**INSTRUCTIONS FOR THE TASK**
Compile every line that includes the word "chart".

**SUPPLIED MATERIAL**
────────

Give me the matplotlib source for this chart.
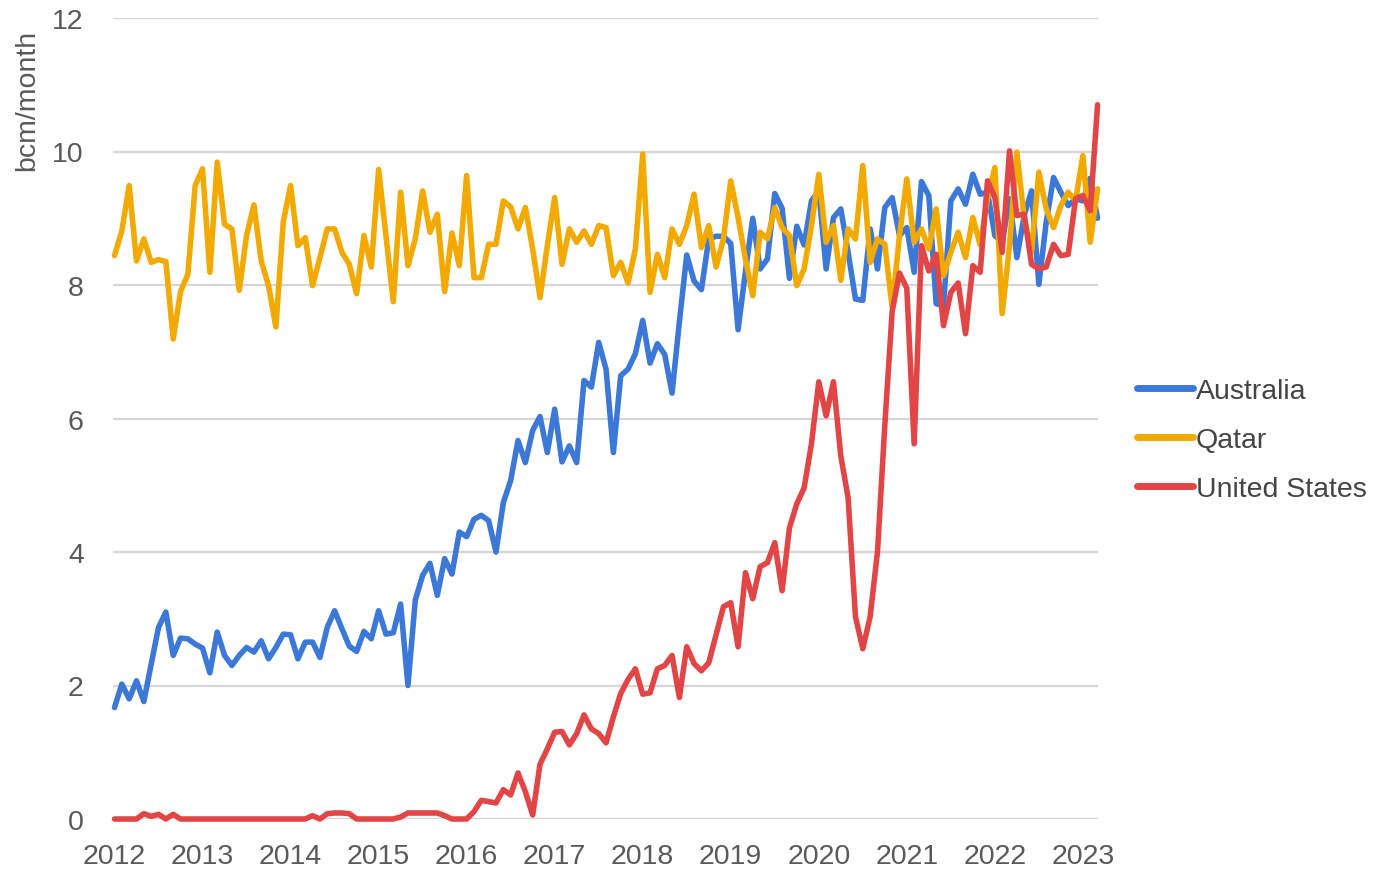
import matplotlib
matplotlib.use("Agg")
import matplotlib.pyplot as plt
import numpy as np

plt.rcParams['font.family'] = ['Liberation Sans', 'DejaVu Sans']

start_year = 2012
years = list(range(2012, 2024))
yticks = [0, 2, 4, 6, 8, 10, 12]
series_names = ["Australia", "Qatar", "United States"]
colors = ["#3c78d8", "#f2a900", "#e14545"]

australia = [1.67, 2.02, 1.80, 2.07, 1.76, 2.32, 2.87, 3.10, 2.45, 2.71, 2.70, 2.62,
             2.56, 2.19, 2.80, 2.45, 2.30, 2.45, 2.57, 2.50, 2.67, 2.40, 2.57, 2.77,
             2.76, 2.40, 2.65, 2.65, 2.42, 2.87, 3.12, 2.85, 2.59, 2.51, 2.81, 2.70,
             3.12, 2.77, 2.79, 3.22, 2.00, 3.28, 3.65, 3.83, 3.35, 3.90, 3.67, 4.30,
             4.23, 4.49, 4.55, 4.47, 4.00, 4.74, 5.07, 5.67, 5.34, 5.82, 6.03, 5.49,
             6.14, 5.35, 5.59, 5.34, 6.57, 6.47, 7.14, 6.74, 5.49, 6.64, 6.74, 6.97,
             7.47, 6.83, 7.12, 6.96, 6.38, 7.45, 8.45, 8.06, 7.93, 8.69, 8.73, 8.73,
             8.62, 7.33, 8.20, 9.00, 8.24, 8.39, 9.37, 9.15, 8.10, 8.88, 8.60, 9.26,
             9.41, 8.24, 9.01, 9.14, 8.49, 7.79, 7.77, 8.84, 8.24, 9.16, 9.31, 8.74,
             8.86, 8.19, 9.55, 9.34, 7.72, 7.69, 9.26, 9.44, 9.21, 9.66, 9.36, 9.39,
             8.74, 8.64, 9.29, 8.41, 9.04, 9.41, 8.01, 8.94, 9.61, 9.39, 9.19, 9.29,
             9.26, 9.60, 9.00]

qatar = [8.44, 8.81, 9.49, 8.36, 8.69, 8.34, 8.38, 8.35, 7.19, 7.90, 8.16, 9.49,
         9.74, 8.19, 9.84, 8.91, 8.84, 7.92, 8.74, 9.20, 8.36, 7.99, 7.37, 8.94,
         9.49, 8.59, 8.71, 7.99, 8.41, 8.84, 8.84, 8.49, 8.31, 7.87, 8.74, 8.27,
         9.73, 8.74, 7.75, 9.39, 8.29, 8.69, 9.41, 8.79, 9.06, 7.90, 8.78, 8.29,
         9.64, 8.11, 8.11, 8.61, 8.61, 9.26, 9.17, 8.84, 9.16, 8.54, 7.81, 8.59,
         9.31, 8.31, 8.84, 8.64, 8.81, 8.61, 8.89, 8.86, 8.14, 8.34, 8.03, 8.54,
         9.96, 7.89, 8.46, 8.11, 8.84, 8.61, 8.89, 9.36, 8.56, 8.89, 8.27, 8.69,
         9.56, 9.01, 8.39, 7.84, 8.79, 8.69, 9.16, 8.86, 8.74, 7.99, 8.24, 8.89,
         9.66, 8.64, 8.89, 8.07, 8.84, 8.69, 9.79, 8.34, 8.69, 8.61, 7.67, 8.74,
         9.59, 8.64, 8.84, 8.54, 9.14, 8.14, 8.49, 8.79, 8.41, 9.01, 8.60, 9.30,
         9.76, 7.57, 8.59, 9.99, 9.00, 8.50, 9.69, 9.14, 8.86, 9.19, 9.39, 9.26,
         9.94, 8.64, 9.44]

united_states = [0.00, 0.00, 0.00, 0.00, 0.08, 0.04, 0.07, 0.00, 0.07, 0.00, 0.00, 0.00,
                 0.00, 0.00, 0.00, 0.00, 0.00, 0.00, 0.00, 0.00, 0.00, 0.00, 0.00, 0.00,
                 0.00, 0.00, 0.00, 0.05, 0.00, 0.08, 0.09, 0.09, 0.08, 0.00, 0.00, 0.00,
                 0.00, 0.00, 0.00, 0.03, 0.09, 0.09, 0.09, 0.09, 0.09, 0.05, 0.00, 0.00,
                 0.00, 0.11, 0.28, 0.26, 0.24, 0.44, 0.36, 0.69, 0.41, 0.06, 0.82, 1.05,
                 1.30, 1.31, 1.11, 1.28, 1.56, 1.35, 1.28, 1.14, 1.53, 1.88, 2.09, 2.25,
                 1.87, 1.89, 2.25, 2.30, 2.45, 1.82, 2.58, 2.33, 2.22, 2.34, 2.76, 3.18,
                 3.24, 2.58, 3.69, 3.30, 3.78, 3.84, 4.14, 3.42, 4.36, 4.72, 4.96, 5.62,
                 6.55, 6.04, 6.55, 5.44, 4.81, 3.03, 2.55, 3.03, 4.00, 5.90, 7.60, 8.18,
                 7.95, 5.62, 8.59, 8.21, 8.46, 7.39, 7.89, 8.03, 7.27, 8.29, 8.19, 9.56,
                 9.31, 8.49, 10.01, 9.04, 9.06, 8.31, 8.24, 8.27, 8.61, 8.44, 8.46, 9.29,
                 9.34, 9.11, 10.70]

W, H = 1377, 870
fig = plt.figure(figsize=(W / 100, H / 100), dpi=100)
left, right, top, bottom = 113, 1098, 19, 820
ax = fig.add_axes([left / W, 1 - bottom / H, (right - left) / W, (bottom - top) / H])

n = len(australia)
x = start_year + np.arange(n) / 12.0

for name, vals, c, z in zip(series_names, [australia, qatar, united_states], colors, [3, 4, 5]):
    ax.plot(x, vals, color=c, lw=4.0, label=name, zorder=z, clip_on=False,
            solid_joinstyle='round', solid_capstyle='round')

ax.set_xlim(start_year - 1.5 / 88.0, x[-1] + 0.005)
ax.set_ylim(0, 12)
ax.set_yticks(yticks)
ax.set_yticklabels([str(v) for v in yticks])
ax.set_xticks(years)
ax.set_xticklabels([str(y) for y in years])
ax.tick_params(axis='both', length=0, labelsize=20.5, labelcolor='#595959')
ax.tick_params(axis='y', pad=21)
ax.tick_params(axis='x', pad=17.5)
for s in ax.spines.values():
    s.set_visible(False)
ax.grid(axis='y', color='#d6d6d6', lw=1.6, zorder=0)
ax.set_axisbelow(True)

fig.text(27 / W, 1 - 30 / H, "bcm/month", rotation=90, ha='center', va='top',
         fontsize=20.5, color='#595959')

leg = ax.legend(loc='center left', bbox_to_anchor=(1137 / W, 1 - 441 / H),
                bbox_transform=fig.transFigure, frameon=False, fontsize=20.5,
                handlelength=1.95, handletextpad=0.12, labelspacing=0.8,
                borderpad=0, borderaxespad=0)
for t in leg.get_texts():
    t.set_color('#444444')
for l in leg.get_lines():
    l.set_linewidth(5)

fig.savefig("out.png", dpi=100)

────────

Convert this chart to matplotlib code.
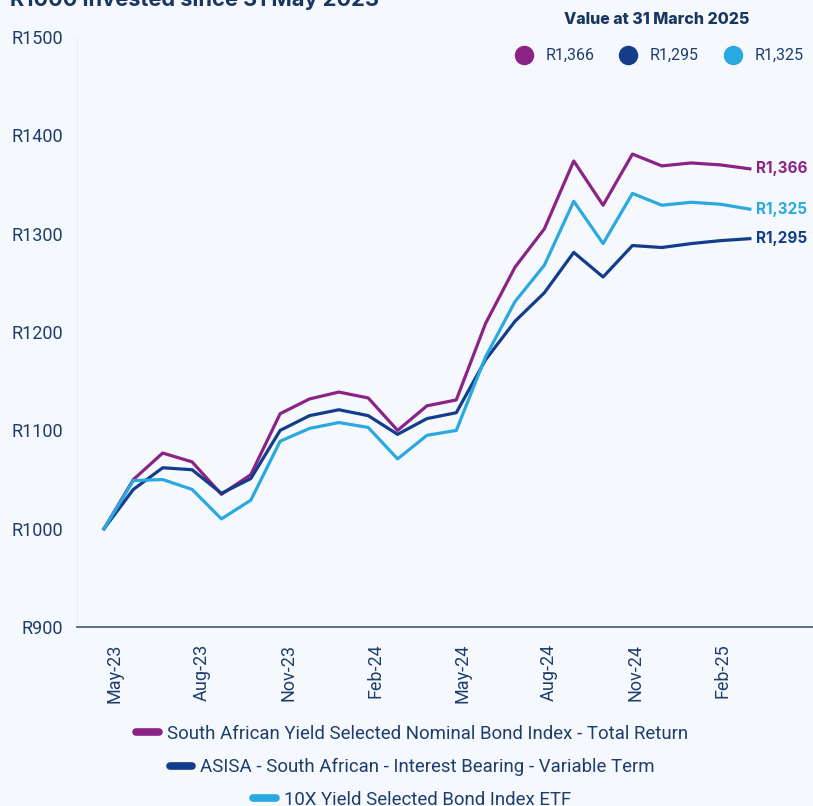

────────

**EXERCISE SOLUTION**
Give me the matplotlib source for this chart.
Convert this chart to matplotlib code.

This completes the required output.